Finally watched Byzantium last night, after cooking vegetable fried rice !! I must admit despite the brutality style of killing/murder in the duration of the film, I quite enjoyed it. Some said the story was hardly interesting (as there are no excitement), but I enjoy it as it was like mystery novels you gotta keep flipping pages… I like Saoirse’s character, filled with history and want to write to let the world know her story. However I have issue with the boy she falls in love, especially when he betrayed her trust by passing her story to the tutors and cause troubles for her and her mum (Gemma Arterton).
Gemma Arterton reminded me of “Mona Lisa” (N.J.s previous film I watched) – they both have been working as sex worker for sometime, both were strong and able to react quickly to situations. However I like Arterton’s character more because of her clean-cut and resourceful characteristics , for example she was able to turn a run-down hotel into a brothel. Also the times when she was able to get up and go with work, such as the time as soon as she arrived the town she began working her way to money as a street sex worker. Sex Work in my eyes through this film was like vampires, both were so against the law (morality more like) yet shared such strong aura for attractions and a deep sense of history.
One of the things I liked and noticed was Neil Jordan’s choice of location, in both “Byzantium” and “Mona Lisa” many events happened at seaside town (my guess was on Brighton). Seaside towns back in the post-world-wars were the most popular choices of working class families for summer holidays, they eventually gone into ruins (part from Scarbrough and possibly Whitby) states when airline travel become accessible.

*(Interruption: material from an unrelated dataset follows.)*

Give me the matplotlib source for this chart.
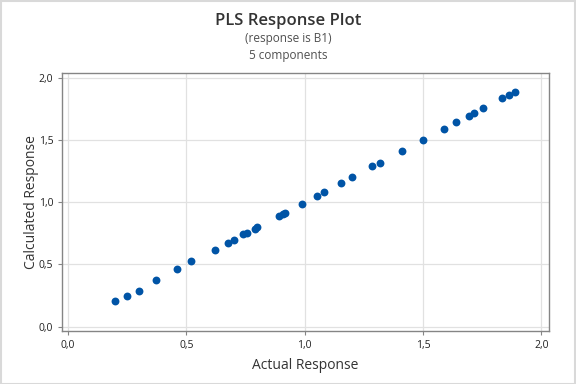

The decadance suit the vampire’s “long histories” well, for their symbolism of memories and past happiness…
One of the most visible thing was the brotherhood – in the film the entitlement of becoming a vampire was just like selecting a barrister: rich, male and powerful. G.A.’s character broke all three entitlements: women, poor, with no powerful family (sex worker too). Yet her seizing chances gave her eternal life and S.R.’s character. While she was able to liberate (well in theory) women to fight for her own life, the brotherhood claimed she has to be killed in the film, the pursuit equals the relentness fight women have to take, to ensure their rights not being taken away.
So yes, overall it was a nice film, actually I need to re-watch “Interview with the Vampire” some point.